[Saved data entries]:
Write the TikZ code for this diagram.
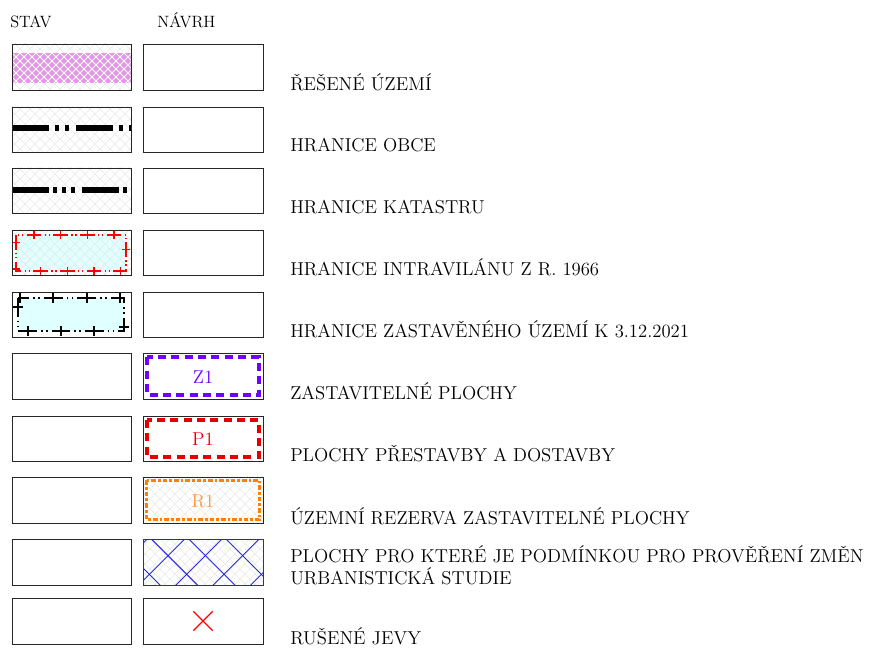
\documentclass[tikz,border=0pt]{standalone}
\usepackage{fontspec}
\usetikzlibrary{patterns.meta,decorations.markings,shapes.misc}

\definecolor{pinkband}{RGB}{228,150,228}
\definecolor{lightcyan}{RGB}{224,255,255}
\definecolor{zastpurple}{RGB}{112,0,255}
\definecolor{prestred}{RGB}{228,0,0}
\definecolor{rezorange}{RGB}{255,128,0}
\definecolor{rezlabel}{RGB}{255,150,60}
\definecolor{studblue}{RGB}{40,40,235}
\definecolor{studframe}{RGB}{50,50,110}

\tikzdeclarepattern{
  name=diamondhatch,
  parameters={\hatchsize,\hatchlinewidth},
  bounding box={(-.1pt,-.1pt) and (\hatchsize+.1pt,\hatchsize+.1pt)},
  tile size={(\hatchsize,\hatchsize)},
  defaults={
    size/.store in=\hatchsize,size=7.5pt,
    line width/.store in=\hatchlinewidth,line width=.4pt,
  },
  code={
    \draw[line width=\hatchlinewidth] (-.1pt,-.1pt) -- (\hatchsize+.1pt,\hatchsize+.1pt);
    \draw[line width=\hatchlinewidth] (-.1pt,\hatchsize+.1pt) -- (\hatchsize+.1pt,-.1pt);
  }
}

\tikzset{
  legendbox/.style={draw=black!85, line width=0.6pt},
  greyhatch/.style={pattern={diamondhatch[size=7.5pt,line width=0.5pt]}, pattern color=black!9},
  legendtext/.style={anchor=base west, inner sep=0pt, align=left, font=\fontsize{14}{16.5}\selectfont},
  headtext/.style={anchor=base west, inner sep=0pt, font=\fontsize{12.3}{14}\selectfont},
  codetext/.style={inner sep=0pt, font=\fontsize{14}{16}\selectfont},
  redborder/.style={draw=red, line width=1.1pt,
    dash pattern=on 11pt off 2.5pt on 1pt off 2pt on 1pt off 2.5pt,
    postaction={decorate, decoration={markings,
      mark=between positions 5.5pt and -1pt step 20pt with {\draw[red, solid, line width=1pt] (0,-3pt) -- (0,3pt);}}}},
  blackborder/.style={draw=black, line width=2pt,
    dash pattern=on 14pt off 3pt on 1.2pt off 2.5pt on 1.2pt off 3.1pt,
    postaction={decorate, decoration={markings,
      mark=between positions 7pt and -1pt step 25pt with {\draw[black, solid, line width=1.6pt] (0,-4pt) -- (0,4pt);}}}},
}

\begin{document}
\begin{tikzpicture}[x=0.75pt,y=-0.75pt]
			%%%%% START %%%%%
			\useasboundingbox (0,0) rectangle (869,649);
			
			\node[headtext] (stav) at (10,28) {STAV};
			\node[headtext] (navrh) at (157,28) {NÁVRH};
			
			% resene uzemi
			\fill[greyhatch] (12,44) rectangle (131,90);
			\fill[pinkband] (12,53) rectangle (131,83);
			\fill[pattern={diamondhatch[size=6pt,line width=0.7pt]}, pattern color=white] (12,53) rectangle (131,83);
			\draw[legendbox] (12,44) rectangle (131,90);
			\draw[legendbox] (143,44) rectangle (263,90);
			\node[legendtext] (resene) at (290,91) {ŘEŠENÉ ÚZEMÍ};
			
			% hranice obce
			\fill[greyhatch] (12,107) rectangle (131,152);
			\draw[line width=3.8pt, dash pattern=on 28pt off 4pt on 3.5pt off 4pt on 3.5pt off 5pt] (12,128) -- (131,128);
			\draw[legendbox] (12,107) rectangle (131,152);
			\draw[legendbox] (143,107) rectangle (263,152);
			\node[legendtext] (hranobce) at (290,152) {HRANICE OBCE};
			
			% hranice katastru
			\fill[greyhatch] (12,168) rectangle (131,213);
			\draw[line width=3.8pt, dash pattern=on 28pt off 3pt on 3pt off 3.5pt on 3pt off 3.5pt on 3pt off 5.5pt] (12,190) -- (131,190);
			\draw[legendbox] (12,168) rectangle (131,213);
			\draw[legendbox] (143,168) rectangle (263,213);
			\node[legendtext] (hrankat) at (290,214) {HRANICE KATASTRU};
			
			% hranice intravilanu
			\fill[lightcyan] (16,234) rectangle (126,272);
			\fill[greyhatch] (12,230) rectangle (131,275);
			\draw[redborder] (16,235) rectangle (126,271);
			\draw[legendbox] (12,230) rectangle (131,275);
			\draw[legendbox] (143,230) rectangle (263,275);
			\node[legendtext] (hranintra) at (290,276) {HRANICE INTRAVILÁNU Z R. 1966};
			
			% hranice zastaveneho uzemi
			\fill[lightcyan] (18,298) rectangle (124,331);
			\draw[blackborder] (18,298) rectangle (124,331);
			\draw[legendbox] (12,292) rectangle (131,337);
			\draw[legendbox] (143,292) rectangle (263,337);
			\node[legendtext] (hranzast) at (290,338) {HRANICE ZASTAVĚNÉHO ÚZEMÍ K 3.12.2021};
			
			% zastavitelne plochy
			\draw[legendbox] (12,353) rectangle (131,399);
			\draw[legendbox] (143,353) rectangle (263,399);
			\draw[zastpurple, line width=3pt, dash pattern=on 6pt off 4pt] (147,357.5) rectangle (259,395);
			\node[codetext, text=zastpurple] (z1) at (203,377) {Z1};
			\node[legendtext] (zastplochy) at (290,400) {ZASTAVITELNÉ PLOCHY};
			
			% plochy prestavby
			\draw[legendbox] (12,416) rectangle (131,461);
			\draw[legendbox] (143,416) rectangle (263,461);
			\draw[prestred, line width=3pt, dash pattern=on 6pt off 4pt] (147,420) rectangle (259,457);
			\node[codetext, text=prestred] (p1) at (203,439) {P1};
			\node[legendtext] (prestavby) at (290,462) {PLOCHY PŘESTAVBY A DOSTAVBY};
			
			% uzemni rezerva
			\draw[legendbox] (12,477) rectangle (131,523);
			\fill[greyhatch] (143,477) rectangle (263,523);
			\draw[rezorange, line width=2.6pt, dash pattern=on 3.5pt off 1.5pt on 2pt off 1.5pt] (146.5,480.5) rectangle (259.5,519.5);
			\draw[legendbox] (143,477) rectangle (263,523);
			\node[codetext, text=rezlabel] (r1) at (203,501) {R1};
			\node[legendtext] (rezerva) at (290,524) {ÚZEMNÍ REZERVA ZASTAVITELNÉ PLOCHY};
			
			% urbanisticka studie
			\draw[legendbox] (12,539) rectangle (131,585);
			\fill[greyhatch] (143,539) rectangle (263,585);
			\fill[pattern={diamondhatch[size=28pt,line width=0.7pt]}, pattern color=studblue] (143,539) rectangle (263,585);
			\draw[studframe, line width=0.7pt] (143,539) rectangle (263,585);
			\node[legendtext] (studie) at (290,584) {PLOCHY PRO KTERÉ JE PODMÍNKOU PRO PROVĚŘENÍ ZMĚN\\URBANISTICKÁ STUDIE};
			
			% rusene jevy
			\draw[legendbox] (12,598) rectangle (131,644);
			\draw[legendbox] (143,598) rectangle (263,644);
			\node[cross out, draw=red, line width=1pt, minimum size=13.5pt, inner sep=0pt] (zrus) at (203,621) {};
			\node[legendtext] (rusene) at (290,644) {RUŠENÉ JEVY};
			
			%%%%% END %%%%%
\end{tikzpicture}
\end{document}
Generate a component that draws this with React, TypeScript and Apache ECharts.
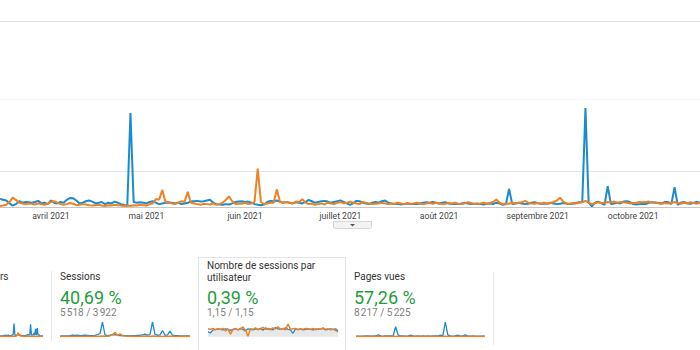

[Exercise aim]:
Repeat the material verbatim. Do not carry over any picture.

[Written answer]:
Write the TikZ code for this diagram.
\documentclass[tikz,border=0pt]{standalone}
\usepackage{fontspec}
\usetikzlibrary{patterns.meta,decorations.markings,shapes.misc}

\definecolor{pinkband}{RGB}{228,150,228}
\definecolor{lightcyan}{RGB}{224,255,255}
\definecolor{zastpurple}{RGB}{112,0,255}
\definecolor{prestred}{RGB}{228,0,0}
\definecolor{rezorange}{RGB}{255,128,0}
\definecolor{rezlabel}{RGB}{255,150,60}
\definecolor{studblue}{RGB}{40,40,235}
\definecolor{studframe}{RGB}{50,50,110}

\tikzdeclarepattern{
  name=diamondhatch,
  parameters={\hatchsize,\hatchlinewidth},
  bounding box={(-.1pt,-.1pt) and (\hatchsize+.1pt,\hatchsize+.1pt)},
  tile size={(\hatchsize,\hatchsize)},
  defaults={
    size/.store in=\hatchsize,size=7.5pt,
    line width/.store in=\hatchlinewidth,line width=.4pt,
  },
  code={
    \draw[line width=\hatchlinewidth] (-.1pt,-.1pt) -- (\hatchsize+.1pt,\hatchsize+.1pt);
    \draw[line width=\hatchlinewidth] (-.1pt,\hatchsize+.1pt) -- (\hatchsize+.1pt,-.1pt);
  }
}

\tikzset{
  legendbox/.style={draw=black!85, line width=0.6pt},
  greyhatch/.style={pattern={diamondhatch[size=7.5pt,line width=0.5pt]}, pattern color=black!9},
  legendtext/.style={anchor=base west, inner sep=0pt, align=left, font=\fontsize{14}{16.5}\selectfont},
  headtext/.style={anchor=base west, inner sep=0pt, font=\fontsize{12.3}{14}\selectfont},
  codetext/.style={inner sep=0pt, font=\fontsize{14}{16}\selectfont},
  redborder/.style={draw=red, line width=1.1pt,
    dash pattern=on 11pt off 2.5pt on 1pt off 2pt on 1pt off 2.5pt,
    postaction={decorate, decoration={markings,
      mark=between positions 5.5pt and -1pt step 20pt with {\draw[red, solid, line width=1pt] (0,-3pt) -- (0,3pt);}}}},
  blackborder/.style={draw=black, line width=2pt,
    dash pattern=on 14pt off 3pt on 1.2pt off 2.5pt on 1.2pt off 3.1pt,
    postaction={decorate, decoration={markings,
      mark=between positions 7pt and -1pt step 25pt with {\draw[black, solid, line width=1.6pt] (0,-4pt) -- (0,4pt);}}}},
}

\begin{document}
\begin{tikzpicture}[x=0.75pt,y=-0.75pt]
			%%%%% START %%%%%
			\useasboundingbox (0,0) rectangle (869,649);
			
			\node[headtext] (stav) at (10,28) {STAV};
			\node[headtext] (navrh) at (157,28) {NÁVRH};
			
			% resene uzemi
			\fill[greyhatch] (12,44) rectangle (131,90);
			\fill[pinkband] (12,53) rectangle (131,83);
			\fill[pattern={diamondhatch[size=6pt,line width=0.7pt]}, pattern color=white] (12,53) rectangle (131,83);
			\draw[legendbox] (12,44) rectangle (131,90);
			\draw[legendbox] (143,44) rectangle (263,90);
			\node[legendtext] (resene) at (290,91) {ŘEŠENÉ ÚZEMÍ};
			
			% hranice obce
			\fill[greyhatch] (12,107) rectangle (131,152);
			\draw[line width=3.8pt, dash pattern=on 28pt off 4pt on 3.5pt off 4pt on 3.5pt off 5pt] (12,128) -- (131,128);
			\draw[legendbox] (12,107) rectangle (131,152);
			\draw[legendbox] (143,107) rectangle (263,152);
			\node[legendtext] (hranobce) at (290,152) {HRANICE OBCE};
			
			% hranice katastru
			\fill[greyhatch] (12,168) rectangle (131,213);
			\draw[line width=3.8pt, dash pattern=on 28pt off 3pt on 3pt off 3.5pt on 3pt off 3.5pt on 3pt off 5.5pt] (12,190) -- (131,190);
			\draw[legendbox] (12,168) rectangle (131,213);
			\draw[legendbox] (143,168) rectangle (263,213);
			\node[legendtext] (hrankat) at (290,214) {HRANICE KATASTRU};
			
			% hranice intravilanu
			\fill[lightcyan] (16,234) rectangle (126,272);
			\fill[greyhatch] (12,230) rectangle (131,275);
			\draw[redborder] (16,235) rectangle (126,271);
			\draw[legendbox] (12,230) rectangle (131,275);
			\draw[legendbox] (143,230) rectangle (263,275);
			\node[legendtext] (hranintra) at (290,276) {HRANICE INTRAVILÁNU Z R. 1966};
			
			% hranice zastaveneho uzemi
			\fill[lightcyan] (18,298) rectangle (124,331);
			\draw[blackborder] (18,298) rectangle (124,331);
			\draw[legendbox] (12,292) rectangle (131,337);
			\draw[legendbox] (143,292) rectangle (263,337);
			\node[legendtext] (hranzast) at (290,338) {HRANICE ZASTAVĚNÉHO ÚZEMÍ K 3.12.2021};
			
			% zastavitelne plochy
			\draw[legendbox] (12,353) rectangle (131,399);
			\draw[legendbox] (143,353) rectangle (263,399);
			\draw[zastpurple, line width=3pt, dash pattern=on 6pt off 4pt] (147,357.5) rectangle (259,395);
			\node[codetext, text=zastpurple] (z1) at (203,377) {Z1};
			\node[legendtext] (zastplochy) at (290,400) {ZASTAVITELNÉ PLOCHY};
			
			% plochy prestavby
			\draw[legendbox] (12,416) rectangle (131,461);
			\draw[legendbox] (143,416) rectangle (263,461);
			\draw[prestred, line width=3pt, dash pattern=on 6pt off 4pt] (147,420) rectangle (259,457);
			\node[codetext, text=prestred] (p1) at (203,439) {P1};
			\node[legendtext] (prestavby) at (290,462) {PLOCHY PŘESTAVBY A DOSTAVBY};
			
			% uzemni rezerva
			\draw[legendbox] (12,477) rectangle (131,523);
			\fill[greyhatch] (143,477) rectangle (263,523);
			\draw[rezorange, line width=2.6pt, dash pattern=on 3.5pt off 1.5pt on 2pt off 1.5pt] (146.5,480.5) rectangle (259.5,519.5);
			\draw[legendbox] (143,477) rectangle (263,523);
			\node[codetext, text=rezlabel] (r1) at (203,501) {R1};
			\node[legendtext] (rezerva) at (290,524) {ÚZEMNÍ REZERVA ZASTAVITELNÉ PLOCHY};
			
			% urbanisticka studie
			\draw[legendbox] (12,539) rectangle (131,585);
			\fill[greyhatch] (143,539) rectangle (263,585);
			\fill[pattern={diamondhatch[size=28pt,line width=0.7pt]}, pattern color=studblue] (143,539) rectangle (263,585);
			\draw[studframe, line width=0.7pt] (143,539) rectangle (263,585);
			\node[legendtext] (studie) at (290,584) {PLOCHY PRO KTERÉ JE PODMÍNKOU PRO PROVĚŘENÍ ZMĚN\\URBANISTICKÁ STUDIE};
			
			% rusene jevy
			\draw[legendbox] (12,598) rectangle (131,644);
			\draw[legendbox] (143,598) rectangle (263,644);
			\node[cross out, draw=red, line width=1pt, minimum size=13.5pt, inner sep=0pt] (zrus) at (203,621) {};
			\node[legendtext] (rusene) at (290,644) {RUŠENÉ JEVY};
			
			%%%%% END %%%%%
\end{tikzpicture}
\end{document}
Generate a component that draws this with React, TypeScript and Apache ECharts.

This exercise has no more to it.